Kradli markowe ubrania w Niemczech i sprzedawali je w butiku w Krakowie
180 tysięcy euro warta była markowa odzież, skradziona w Niemczech przez zorganizowaną grupę przestępczą z Polski.
2011-05-25, 16:07
Towar był wynoszony z niemieckich sklepów w weekendy, w specjalnie spreparowanych torbach blokujących system zabezpieczeń. Ubrania były sprzedawane w nieistniejącym już sklepie w Krakowie i poprzez Internet.
- Ze względu na atrakcyjne ceny sklep ten cieszył się dużą popularnością - powiedział rzecznik małopolskiej policji Dariusz Nowak.

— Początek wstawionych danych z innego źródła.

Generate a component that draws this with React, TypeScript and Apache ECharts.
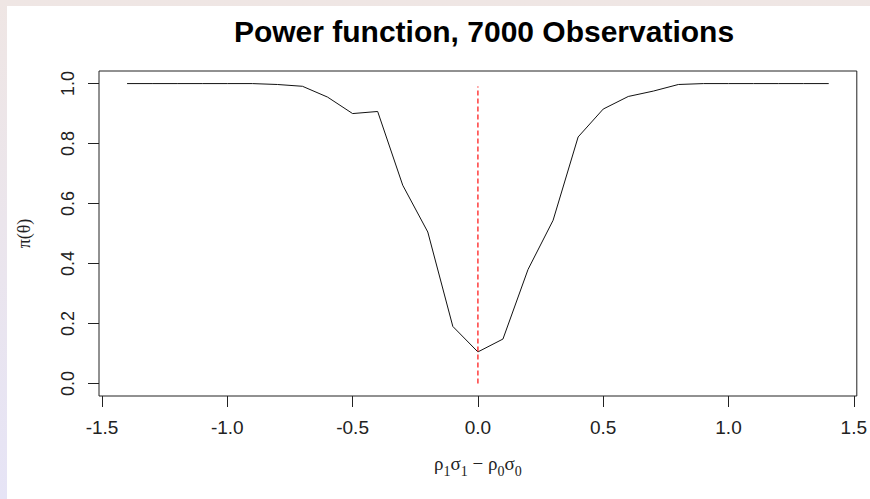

Policja niemiecka, w związku ze sprawą, zatrzymała mężczyznę i kobietę. W Polsce zostały zatrzymane trzy kolejne osoby: 36-letnia Marzena W.-K. z Krakowa, 48-letni Piotr M. - mieszkaniec Tych notowany wcześniej za kradzieże oraz 56-letni Sławomir M. ze Śląska, także wielokrotnie karany.
Śledztwo w tej sprawie prowadzi prokuratura w Niemczech i krakowska prokuratura okręgowa.

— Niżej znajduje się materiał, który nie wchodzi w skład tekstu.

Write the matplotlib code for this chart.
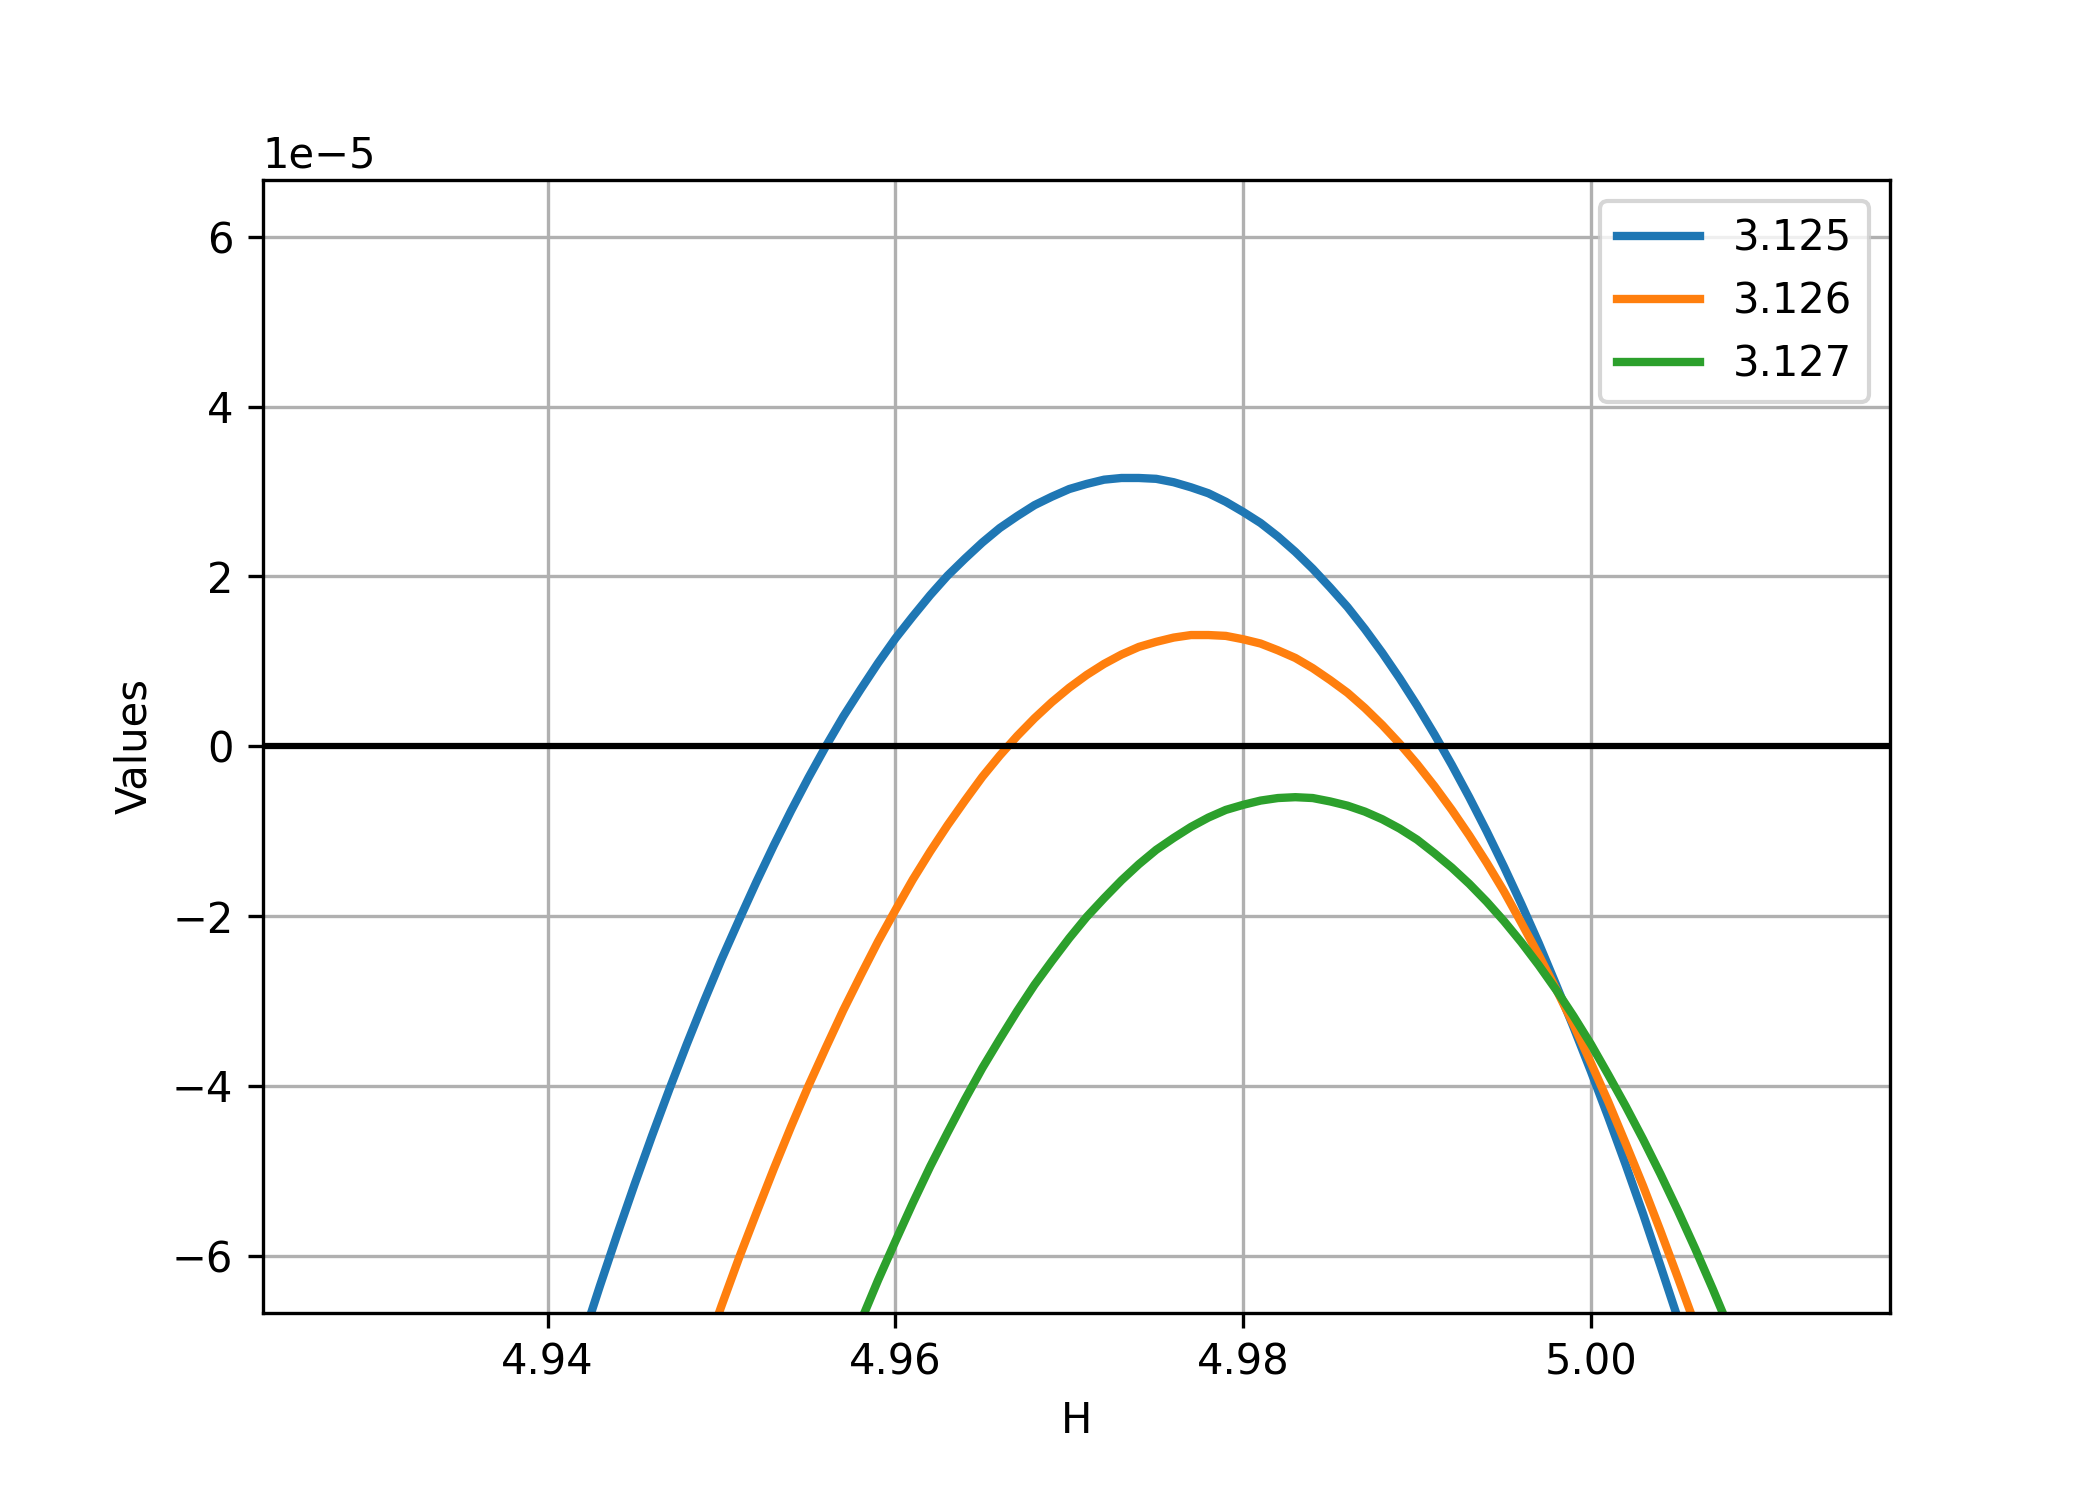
import matplotlib
matplotlib.use('Agg')
import matplotlib.pyplot as plt

# H values shared by all three curves
H = [4.940, 4.941, 4.942, 4.943, 4.944, 4.945, 4.946, 4.947, 4.948, 4.949,
     4.950, 4.951, 4.952, 4.953, 4.954, 4.955, 4.956, 4.957, 4.958, 4.959,
     4.960, 4.961, 4.962, 4.963, 4.964, 4.965, 4.966, 4.967, 4.968, 4.969,
     4.970, 4.971, 4.972, 4.973, 4.974, 4.975, 4.976, 4.977, 4.978, 4.979,
     4.980, 4.981, 4.982, 4.983, 4.984, 4.985, 4.986, 4.987, 4.988, 4.989,
     4.990, 4.991, 4.992, 4.993, 4.994, 4.995, 4.996, 4.997, 4.998, 4.999,
     5.000, 5.001, 5.002, 5.003, 5.004, 5.005, 5.006, 5.007, 5.008, 5.009,
     5.010]

# values, in units of 1e-5
v_3125 = [-8.32, -7.65, -6.99, -6.36, -5.75, -5.16, -4.59, -4.04, -3.51, -3.00,
          -2.51, -2.05, -1.60, -1.17, -0.76, -0.37, 0.00, 0.35, 0.67, 0.98,
          1.27, 1.53, 1.78, 2.01, 2.21, 2.40, 2.57, 2.71, 2.84, 2.94,
          3.03, 3.09, 3.14, 3.16, 3.16, 3.15, 3.11, 3.05, 2.98, 2.88,
          2.76, 2.63, 2.47, 2.29, 2.09, 1.87, 1.64, 1.38, 1.10, 0.80,
          0.48, 0.14, -0.22, -0.60, -1.00, -1.42, -1.86, -2.32, -2.81, -3.31,
          -3.83, -4.37, -4.93, -5.51, -6.12, -6.74, -7.38, -8.05, -8.73, -9.43,
          -10.16]
v_3126 = [-13.30, -12.54, -11.80, -11.08, -10.37, -9.69, -9.03, -8.39, -7.77, -7.17,
          -6.59, -6.03, -5.50, -4.98, -4.48, -4.00, -3.55, -3.11, -2.70, -2.30,
          -1.93, -1.57, -1.24, -0.93, -0.64, -0.36, -0.11, 0.12, 0.33, 0.52,
          0.69, 0.84, 0.97, 1.08, 1.17, 1.23, 1.28, 1.31, 1.31, 1.30,
          1.26, 1.21, 1.13, 1.04, 0.92, 0.78, 0.63, 0.45, 0.25, 0.03,
          -0.21, -0.47, -0.75, -1.05, -1.37, -1.71, -2.08, -2.46, -2.86, -3.28,
          -3.73, -4.19, -4.68, -5.18, -5.71, -6.26, -6.82, -7.41, -8.02, -8.65,
          -9.29]
v_3127 = [-18.94, -18.09, -17.27, -16.46, -15.68, -14.91, -14.17, -13.44, -12.74, -12.05,
          -11.39, -10.74, -10.12, -9.51, -8.92, -8.36, -7.81, -7.29, -6.78, -6.29,
          -5.83, -5.38, -4.95, -4.55, -4.16, -3.79, -3.45, -3.12, -2.81, -2.53,
          -2.26, -2.01, -1.79, -1.58, -1.39, -1.22, -1.08, -0.95, -0.84, -0.75,
          -0.69, -0.64, -0.61, -0.60, -0.61, -0.65, -0.70, -0.77, -0.86, -0.97,
          -1.10, -1.26, -1.43, -1.62, -1.83, -2.06, -2.31, -2.58, -2.87, -3.18,
          -3.51, -3.87, -4.24, -4.63, -5.04, -5.47, -5.92, -6.39, -6.88, -7.39,
          -7.92]
labels = ['3.125', '3.126', '3.127']

fig, ax = plt.subplots(figsize=(7, 5), dpi=300)
fig.subplots_adjust(bottom=0.125)
for vals, lab in zip([v_3125, v_3126, v_3127], labels):
    ax.plot(H, [v * 1e-5 for v in vals], lw=2, label=lab)
ax.axhline(0, color='k', lw=1.5)
ax.set_xlim(4.9236, 5.0172)
ax.set_ylim(-6.67e-5, 6.67e-5)
ax.set_xlabel('H')
ax.set_ylabel('Values')
ax.grid()
ax.legend(loc='upper right')
fig.savefig('out.png')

- Zatrzymani usłyszeli zarzuty udziału w zorganizowanej grupie przestępczej i kradzieży. Przyznali się do popełnienia tych czynów i złożyli wyjaśniania - powiedziała rzeczniczka Prokuratury Okręgowej w Krakowie Bogusława Marcinkowska.

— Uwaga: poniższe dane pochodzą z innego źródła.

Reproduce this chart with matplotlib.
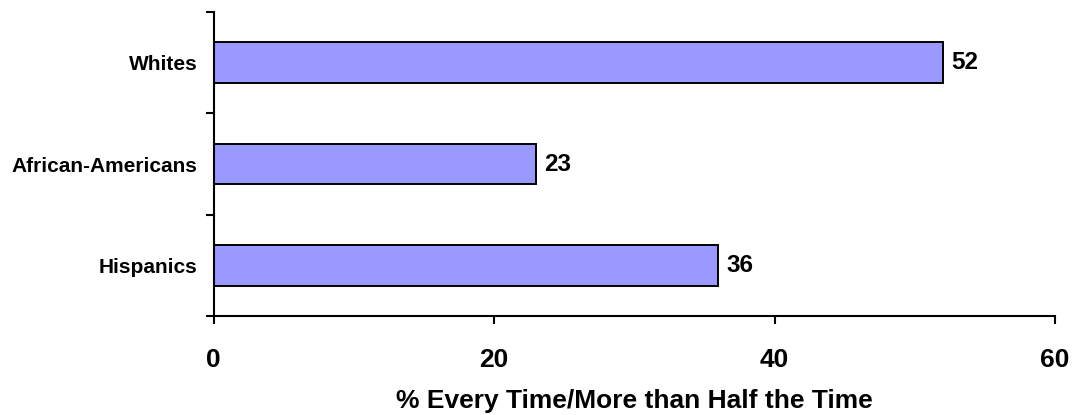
import matplotlib
matplotlib.use("Agg")
import matplotlib.pyplot as plt

groups = ["Whites", "African-Americans", "Hispanics"]
pct = [52, 23, 36]
xticks = [0, 20, 40, 60]

plt.rcParams["font.family"] = ["Liberation Sans", "DejaVu Sans"]
plt.rcParams["font.weight"] = "bold"

fig = plt.figure(figsize=(10.72, 4.15), dpi=100)
ax = fig.add_axes([213.5 / 1072, 99 / 415, 841.5 / 1072, 304 / 415])

ypos = list(range(len(groups)))[::-1]
bars = ax.barh(ypos, pct, height=0.4, color="#9999ff", edgecolor="black", linewidth=1.4)
for b, v in zip(bars, pct):
    ax.annotate(f"{v}", (v, b.get_y() + b.get_height() / 2), xytext=(6, 0),
                textcoords="offset points", va="center", ha="left",
                fontsize=17.5, fontweight="bold")

ax.set_xlim(0, 60)
ax.set_ylim(-0.5, 2.5)
ax.set_xticks(xticks)
ax.set_xticklabels([str(t) for t in xticks], fontsize=19, fontweight="bold")
ax.tick_params(axis="x", direction="out", length=6, width=1.5, pad=17)

# category ticks sit at the boundaries, labels in the middle
ax.set_yticks([-0.5, 0.5, 1.5, 2.5])
ax.set_yticklabels([])
ax.set_yticks(ypos, minor=True)
ax.set_yticklabels(groups, minor=True, fontsize=15, fontweight="bold")
ax.tick_params(axis="y", which="major", direction="out", length=6, width=1.5)
ax.tick_params(axis="y", which="minor", length=0, pad=11.5)

for s in ["top", "right"]:
    ax.spines[s].set_visible(False)
for s in ["left", "bottom"]:
    ax.spines[s].set_linewidth(1.5)

ax.set_xlabel("% Every Time/More than Half the Time", fontsize=19, fontweight="bold", labelpad=12)

fig.savefig("out.png", dpi=100)
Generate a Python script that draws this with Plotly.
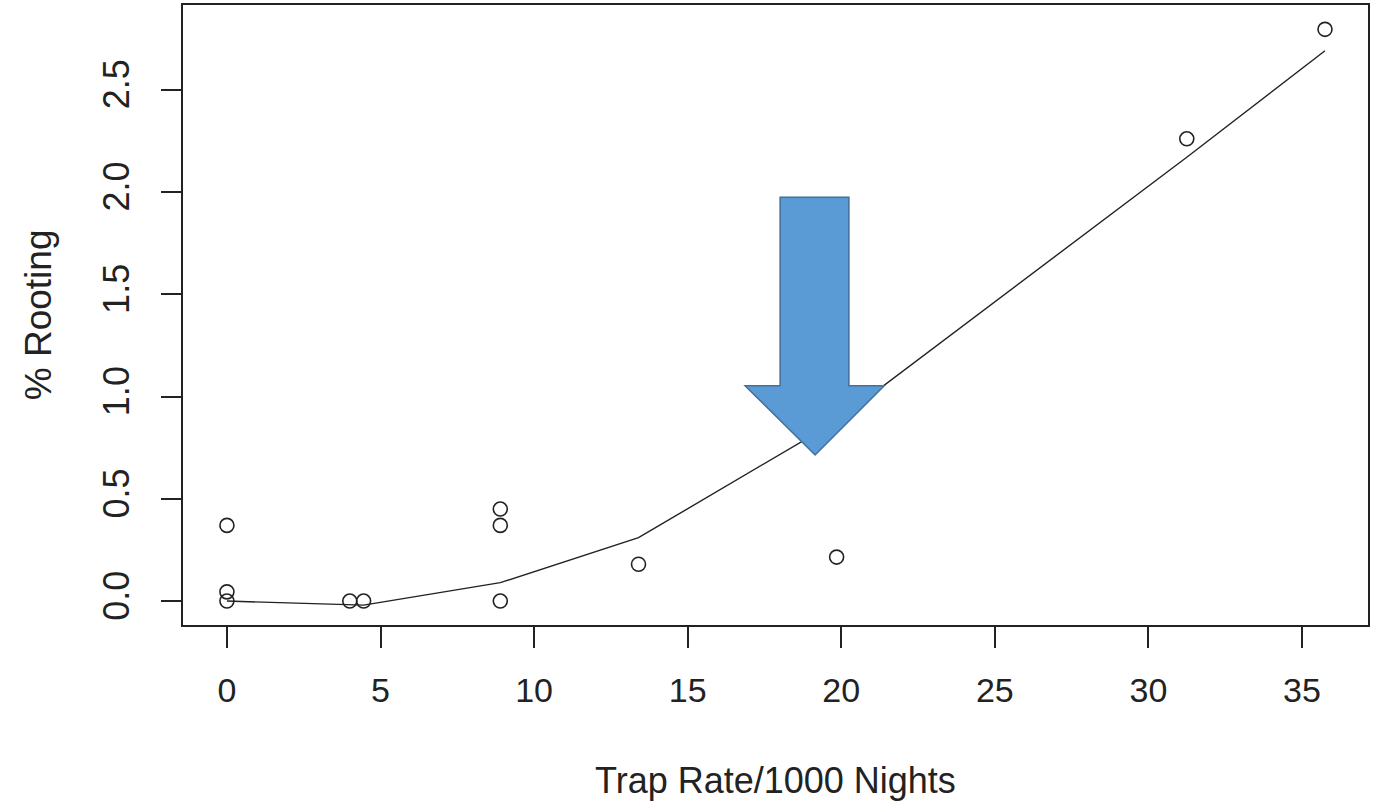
import plotly.graph_objects as go

# Observed trap rate vs. rooting
trap_rate = [0.0, 0.0, 0.0, 4.0, 4.45, 8.9, 8.9, 8.9, 13.4, 19.85, 31.25, 35.75]
rooting = [0.37, 0.045, 0.0, 0.0, 0.0, 0.45, 0.37, 0.0, 0.18, 0.215, 2.26, 2.795]

# Smoothed fit evaluated at the distinct trap rates
fit_x = [0.0, 4.0, 4.45, 8.9, 13.4, 19.85, 31.25, 35.75]
fit_y = [0.0, -0.02, -0.02, 0.09, 0.31, 0.88, 2.17, 2.69]

x_ticks = [0, 5, 10, 15, 20, 25, 30, 35]
y_ticks = [0.0, 0.5, 1.0, 1.5, 2.0, 2.5]
y_tick_text = ["0.0", "0.5", "1.0", "1.5", "2.0", "2.5"]

FONT = "Liberation Sans, Arial, sans-serif"
INK = "#222222"

fig = go.Figure()
fig.add_trace(go.Scatter(
    x=fit_x, y=fit_y, mode="lines",
    line=dict(color=INK, width=1.4), hoverinfo="skip", showlegend=False))
fig.add_trace(go.Scatter(
    x=trap_rate, y=rooting, mode="markers",
    marker=dict(symbol="circle-open", size=14, color=INK, line=dict(width=1.6)),
    showlegend=False))

# Highlight arrow pointing at the fitted curve
sx0, sx1, hx0, hx1, tipx = 18.01, 20.25, 16.87, 21.40, 19.15
ytop, yneck, ytip = 1.974, 1.053, 0.714
arrow_path = (f"M {sx0} {ytop} L {sx1} {ytop} L {sx1} {yneck} L {hx1} {yneck} "
              f"L {tipx} {ytip} L {hx0} {yneck} L {sx0} {yneck} Z")
fig.add_shape(type="path", path=arrow_path, xref="x", yref="y",
              fillcolor="#5B9BD5", line=dict(color="#41719C", width=1.5))

fig.update_layout(
    width=1373, height=802,
    margin=dict(l=183, r=3, t=5, b=177),
    paper_bgcolor="white", plot_bgcolor="white",
    font=dict(family=FONT, color=INK),
    xaxis=dict(
        range=[-1.43, 37.15], tickvals=x_ticks, ticks="outside", ticklen=21,
        tickwidth=1.5, tickcolor=INK, showgrid=False, zeroline=False,
        showline=True, linecolor=INK, linewidth=2, mirror=True,
        tickfont=dict(size=34, family=FONT, color=INK), ticklabelstandoff=13),
    yaxis=dict(
        range=[-0.117, 2.914], tickvals=y_ticks, ticktext=y_tick_text,
        ticks="outside", ticklen=20, tickwidth=1.5, tickcolor=INK,
        showgrid=False, zeroline=False, showline=True, linecolor=INK,
        linewidth=2, mirror=True, tickangle=-90,
        tickfont=dict(size=36, family=FONT, color=INK), ticklabelstandoff=18),
    annotations=[
        dict(text="Trap Rate/1000 Nights", xref="paper", yref="paper",
             x=0.5, y=(625 - 780) / 620, xanchor="center", yanchor="middle",
             showarrow=False, font=dict(size=36, family=FONT, color=INK)),
        dict(text="% Rooting", xref="paper", yref="paper",
             x=(38 - 183) / 1187, y=0.5, xanchor="center", yanchor="middle",
             textangle=-90, showarrow=False,
             font=dict(size=37, family=FONT, color=INK)),
    ],
)

fig.write_html("out.html")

Podejrzanym grozi do 10 lat pozbawienia wolności. Jeden z nich odpowie także za fałszowanie czeków.
Jak poinformowała prok. Marcinkowska dwaj mężczyźni podejrzani o współudział w kradzieżach są nadal poszukiwani, w tym osoba kierująca zorganizowaną grupą przestępczą.